Geoff Burke-USA TODAY Sports
Hear me out on this one.
Yes, Jeff Schultz had four good seasons in a row with the Washington Capitals during his seven years in the league. In 2009-10, he even led the NHL in plus/minus rating with a plus-50.
But Schultz was a first-round draft pick. He was supposed to have more than four good seasons in a row. In fact, this stay-at-home defender was supposed to be the cornerstone of the Capitals defense for the next decade. Alas, the foundation began to crumble in 2011-12.
Schultz started that season playing below his standards, eventually losing the faith of Bruce Boudreau, Schultz's first NHL coach and the man who coached him at the AHL level with the Hershey Bears. According to The Washington Times, Schultz was eventually healthy scratched by Boudreau.
Dale Hunter was hired Thanksgiving weekend of 2011 to replace Boudreau, and Hunter's defensive philosophy replaced the offensive mentality of Boudreau. Despite this new emphasis on defense, Schultz could not win over his new coach either.
According to The Washington Post, Schultz was a healthy scratch for 14 of the first 20 Capitals games with Dale Hunter behind the bench. By the end of the season, Schultz played in only 54 games despite no injuries, and his 15:08 of average time on ice was the lowest in his career at the time.
The debut of Adam Oates for the 2012-13 season marked Schultz's third coach in 14 months, but another coaching change saw no improvement from Schultz. Oates frequently employed the healthy scratch with Schultz as well, at one point justifying his decision by saying “sometimes you ask a guy to take a step back and re-evaluate themselves." For the season, Schultz played in only 26 of a possible 48 games and set a new career-low in average time on ice at 14:15.
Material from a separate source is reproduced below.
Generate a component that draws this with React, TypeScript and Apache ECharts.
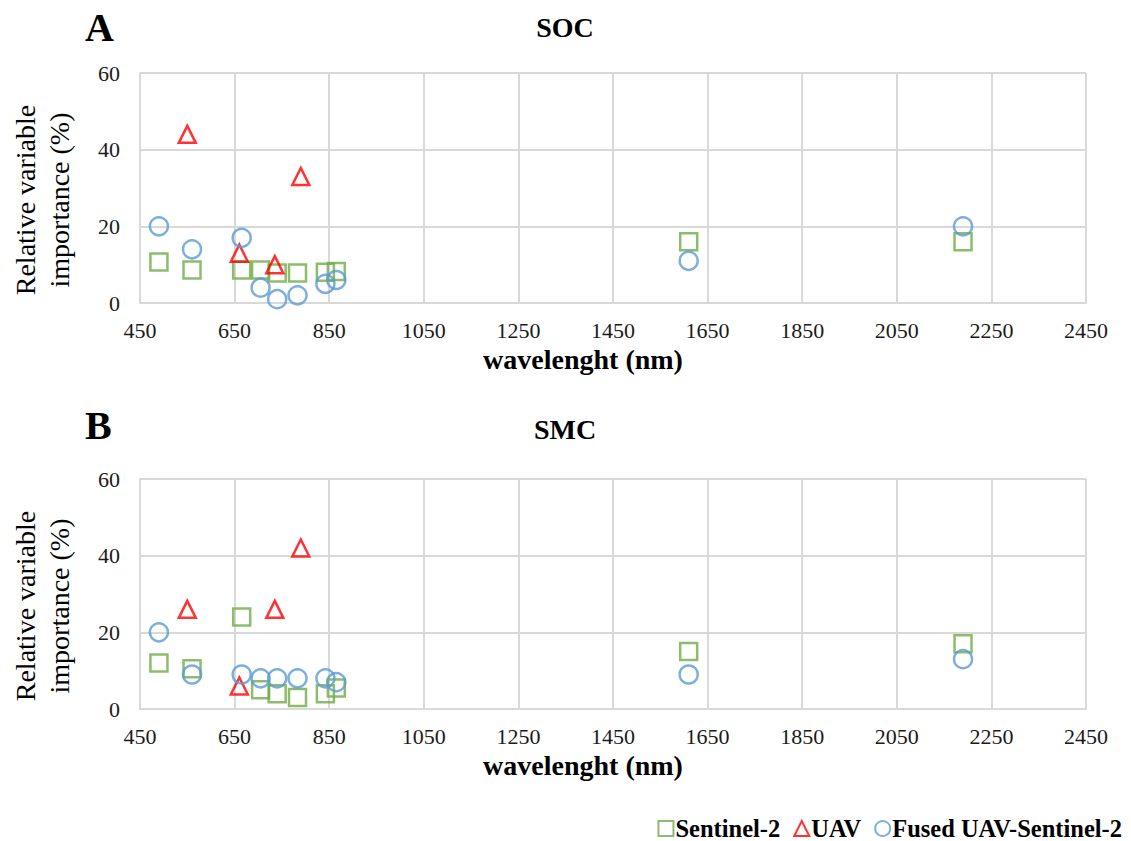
import React, { useEffect, useRef } from "react";
import * as echarts from "echarts";

const s2Wavelengths = [490, 560, 665, 705, 740, 783, 842, 865, 1610, 2190];
const fusedWavelengths = [490, 560, 665, 705, 740, 783, 842, 865, 1610, 2190];
const uavWavelengths = [550, 660, 735, 790];

const s2SOC = [10.7, 8.6, 8.6, 8.6, 7.8, 7.8, 8, 8.2, 16, 16];
const uavSOC = [44, 13, 10, 33];
const fusedSOC = [20, 14, 17, 4, 1, 2, 5, 6, 11, 20];

const s2SMC = [12, 10.5, 24, 5, 4, 3, 4, 5.5, 15, 17];
const uavSMC = [26, 6, 26, 42];
const fusedSMC = [20, 9, 9, 8, 8, 8, 8, 7, 9, 13];

const panelLabels = ["A", "B"];
const panelTitles = ["SOC", "SMC"];
const seriesNames = ["Sentinel-2", "UAV", "Fused UAV-Sentinel-2"];
const xAxisName = "wavelenght (nm)";
const yAxisName = "Relative variable\nimportance (%)";

const GREEN = "#70AD47";
const RED = "#FF0000";
const BLUE = "#5B9BD5";
const GRIDC = "#d9d9d9";
const FONT = "'Liberation Serif', 'DejaVu Serif', serif";

const zip = (xs: number[], ys: number[]) => xs.map((x, i) => [x, ys[i]]);

export default function App() {
  const ref = useRef<HTMLDivElement>(null);
  useEffect(() => {
    if (!ref.current) return;
    const chart = echarts.init(ref.current, undefined, { renderer: "svg" });
    const grids = [
      { left: 136, top: 73, width: 950, height: 230 },
      { left: 136, top: 479, width: 950, height: 230 },
    ];
    const xAxes = grids.map((_, i) => ({
      type: "value",
      gridIndex: i,
      min: 450,
      max: 2450,
      interval: 200,
      name: xAxisName,
      nameLocation: "middle",
      nameGap: 42,
      nameTextStyle: {
        fontFamily: FONT,
        fontSize: 28,
        fontWeight: "bold",
        color: "#000",
        padding: [0, 60, 0, 0],
      },
      axisLine: { show: true, lineStyle: { color: GRIDC, width: 2 } },
      axisTick: { show: false },
      axisLabel: {
        fontFamily: FONT,
        fontSize: 22,
        color: "#1a1a1a",
        margin: 16,
        formatter: (v: number) => String(v),
      },
      splitLine: { show: true, lineStyle: { color: GRIDC, width: 2 } },
    }));
    const yAxes = grids.map((_, i) => ({
      type: "value",
      gridIndex: i,
      min: 0,
      max: 60,
      interval: 20,
      name: yAxisName,
      nameLocation: "middle",
      nameRotate: 90,
      nameGap: 64,
      nameTextStyle: {
        fontFamily: FONT,
        fontSize: 28,
        color: "#000",
        lineHeight: 34,
        padding: [0, 24, 0, 0],
      },
      axisLine: { show: true, lineStyle: { color: GRIDC, width: 2 } },
      axisTick: { show: false },
      axisLabel: { fontFamily: FONT, fontSize: 22, color: "#1a1a1a", margin: 20 },
      splitLine: { show: true, lineStyle: { color: GRIDC, width: 2 } },
    }));
    const mk = (name: string, idx: number, data: number[][], symbol: string, color: string, size: number) => ({
      type: "scatter",
      name,
      xAxisIndex: idx,
      yAxisIndex: idx,
      data,
      symbol,
      symbolSize: size,
      itemStyle: { color: "transparent", borderColor: color, borderWidth: 2.5 },
      emphasis: { disabled: true },
    });
    const series = [
      mk(seriesNames[0], 0, zip(s2Wavelengths, s2SOC), "rect", GREEN, 17),
      mk(seriesNames[1], 0, zip(uavWavelengths, uavSOC), "triangle", RED, 17),
      mk(seriesNames[2], 0, zip(fusedWavelengths, fusedSOC), "circle", BLUE, 18),
      mk(seriesNames[0], 1, zip(s2Wavelengths, s2SMC), "rect", GREEN, 17),
      mk(seriesNames[1], 1, zip(uavWavelengths, uavSMC), "triangle", RED, 17),
      mk(seriesNames[2], 1, zip(fusedWavelengths, fusedSMC), "circle", BLUE, 18),
    ];
    const labelTops = [2, 400];
    const titleTops = [8, 410];
    const titles: any[] = [];
    [0, 1].forEach((i) => {
      titles.push({
        text: panelLabels[i],
        left: 80,
        top: labelTops[i],
        textStyle: { fontFamily: FONT, fontSize: 40, fontWeight: "bold", color: "#000" },
      });
      titles.push({
        text: panelTitles[i],
        left: 560,
        top: titleTops[i],
        textAlign: "center",
        textStyle: { fontFamily: FONT, fontSize: 28, fontWeight: "bold", color: "#000" },
      });
    });
    chart.setOption({
      animation: false,
      backgroundColor: "#fff",
      title: titles,
      grid: grids,
      xAxis: xAxes,
      yAxis: yAxes,
      legend: {
        data: seriesNames,
        right: 4,
        top: 811,
        itemWidth: 15,
        itemHeight: 15,
        itemGap: 13,
        textStyle: { fontFamily: FONT, fontSize: 24.5, fontWeight: "bold", color: "#000", padding: [0, 0, 0, -3] },
      },
      series,
    });
    return () => chart.dispose();
  }, []);
  return (
    <div
      ref={ref}
      style={{ position: "fixed", left: 0, top: 0, width: 1131, height: 841, background: "#fff" }}
    />
  );
}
Over the last two seasons, Schultz played in 80 of a possible 130 regular season games (or 62 percent), and 10 of a possible 21 playoff games. In the previous two seasons, Schultz played in 145 of a possible 164 regular seasons games (or 88 percent), and 16 of 16 playoff games.
Brian McNally of The Washington Examiner tweeted on May 30 that Schultz himself is growing tired of this trend, and demands action:
This is what it has come to, after being a former first-round draft pick Jeff Schultz saw his playing time curtailed by three different coaching staffs with three different systems. All of whom would have loved to pencil in a shutdown defender like Schultz on their blue line every night. The continued inability by a player of Schultz's pedigree to crack the lineup despite a lack of injuries, along with Schultz's inability to perform when he did crack the lineup, reveal that he is indeed a draft bust. Sad but true.